Dans une interview accordée à Express FM, Taïeb Zahar, PDG de Maghreb Média et Président de la Fédération Tunisienne des Directeurs de Journaux (FTDJ), a exposé les enjeux critiques qui pèsent sur le secteur médiatique tunisien et a plaidé pour des réformes urgentes afin de sauver cette pierre angulaire de la démocratie.
La question de l’éthique
Le Président de la FTDJ a évoqué les critiques sévères dirigées envers le secteur médiatique et les accusations d’absence ou de non respect de l’éthique. Une des raisons majeures de cette situation réside dans la faible capitalisation des institutions médiatiques, en particulier la presse écrite. Taïeb Zahar explique que les coûts élevés associés à la production de médias de qualité ont poussé bon nombre de propriétaires de médias, y compris ceux de la presse écrite, à être rachetés en Europe et aux USA par des hommes d’affaires. En Tunisie quand les entreprises de presse ont tenté d’ouvrir leur capital aux hommes d’affaires, ces derniers ont été la cible privilégiée du pouvoir politique en place et ont subi les pires pressions.
Capitalisation fragile : Le défi de la presse écrite
Il faut souligner, précise Zahar, que l’ouverture du capital des entreprises de presse avait été envisagée pour attirer davantage d’investissements et assurer la pérennité de ces entreprises, sauf que les investisseurs sont restés prudents en raison de la menace constante pesant sur la liberté de la presse.
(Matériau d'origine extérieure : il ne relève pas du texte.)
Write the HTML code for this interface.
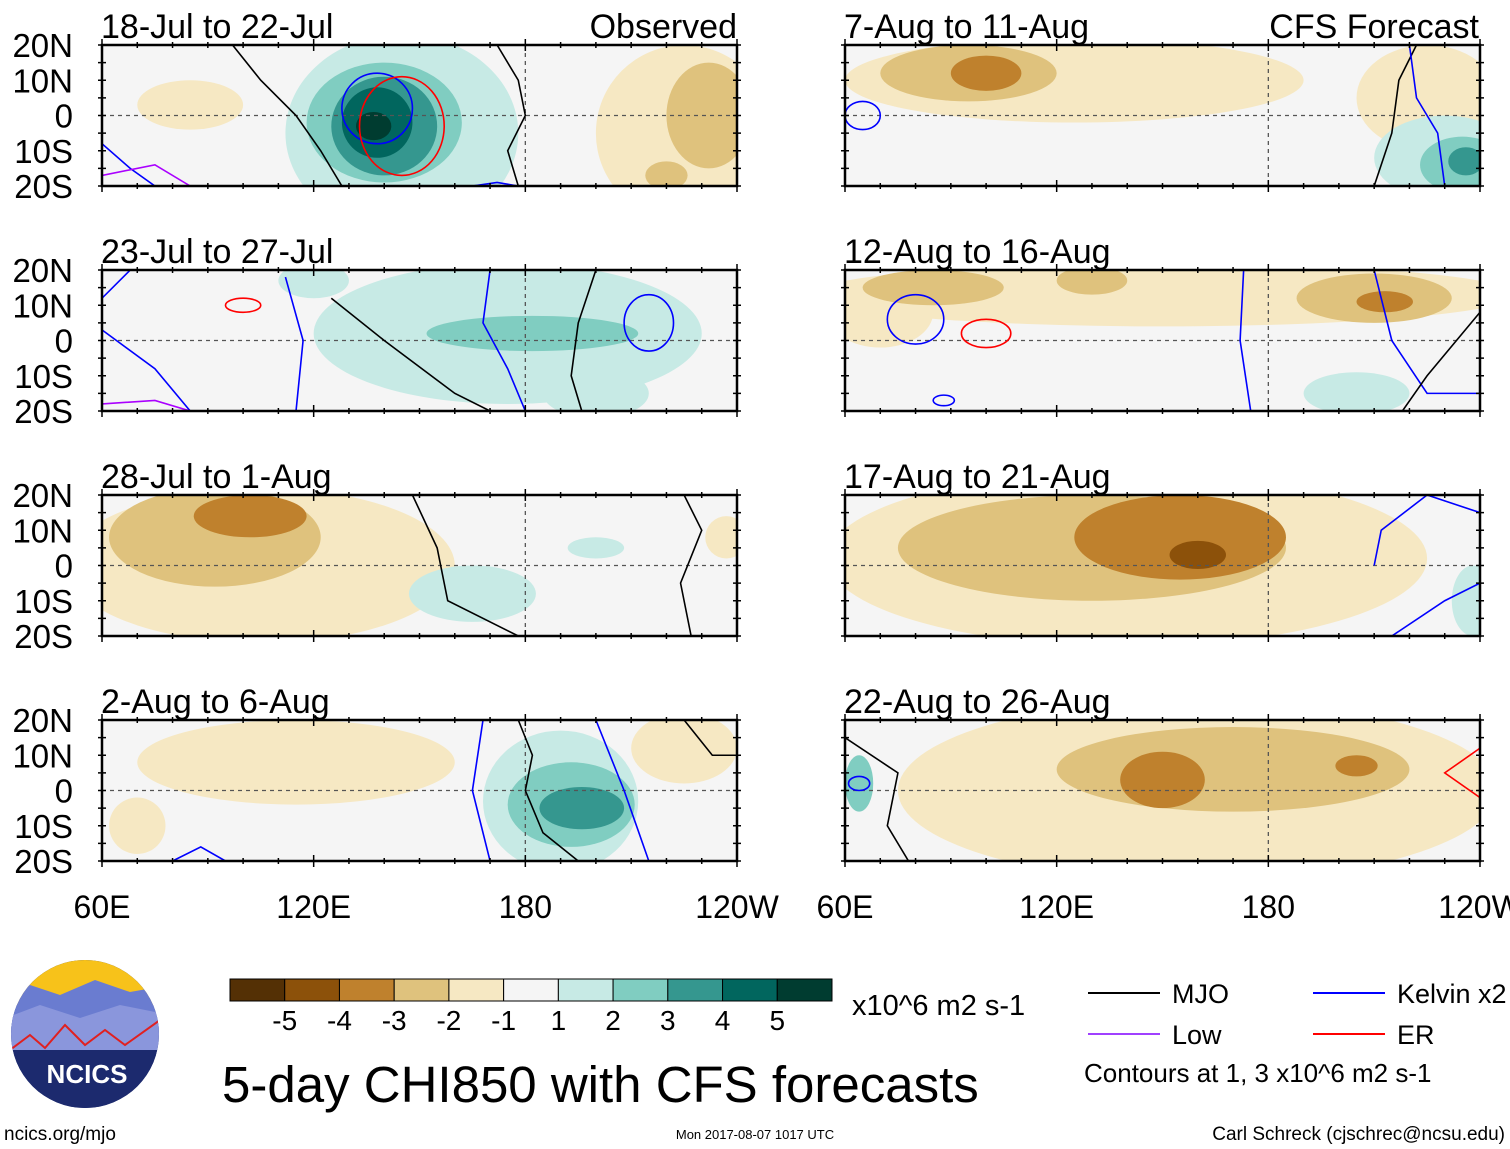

Taïeb Zahar souligne que les autorités peinent à faire la différence entre les aspects financiers et les différentes lignes éditoriales, ce qui alimente l’aversion au risque chez les investisseurs potentiels.
Le cas éloquent de 1988
Un événement marquant a été évoqué, remontant à 1988, lorsque Aziz Miled avait envisagé d’investir dans Réalités. Taïeb Zahar a révélé que cette initiative avait été contrariée par des pressions et des enjeux politiques, conduisant finalement Aziz Miled à abandonner son initiative. L’exemple illustre la délicate ligne de crête que doivent parcourir les investisseurs intéressés par le secteur médiatique national.
Une photographie objective du secteur médiatique
La nécessité d’un état des lieux objectif et franc a été soulignée par Taïeb Zahar. Il a rappelé que la presse est un pilier de la démocratie et qu’elle doit demeurer indépendante pour remplir son rôle de contrepoids face aux potentielles dérives autoritaires. Cependant, la précarité du secteur est un défi qui a persisté au fil des années, même sous des régimes successifs tels que celui d’Ennahdha et la présidence de Beji Caid Essebsi.
Fragilité financière et pérennité menacée
Les conséquences sont frappantes : certaines institutions, parmi lesquelles La Presse et Le Temps, sont confrontées à des difficultés financières au point qu’elles ne peuvent même pas garantir leur approvisionnement régulier en papier pour d’impression. Le Président de la FTDJ a averti qu’à ce rythme, la majorité des acteurs médiatiques pourraient disparaître, mettant en péril le pluralisme de l’information et la vitalité du débat public.
Plus de transparence pour une relance structurelle
Taïeb Zahar défend, par ailleurs, une transparence accrue pour réguler le marché des annonceurs, ce qui pourrait apporter un nouvel élan au secteur en attirant des investissements plus sûrs et en instaurant un équilibre propice entre médias et annonceurs.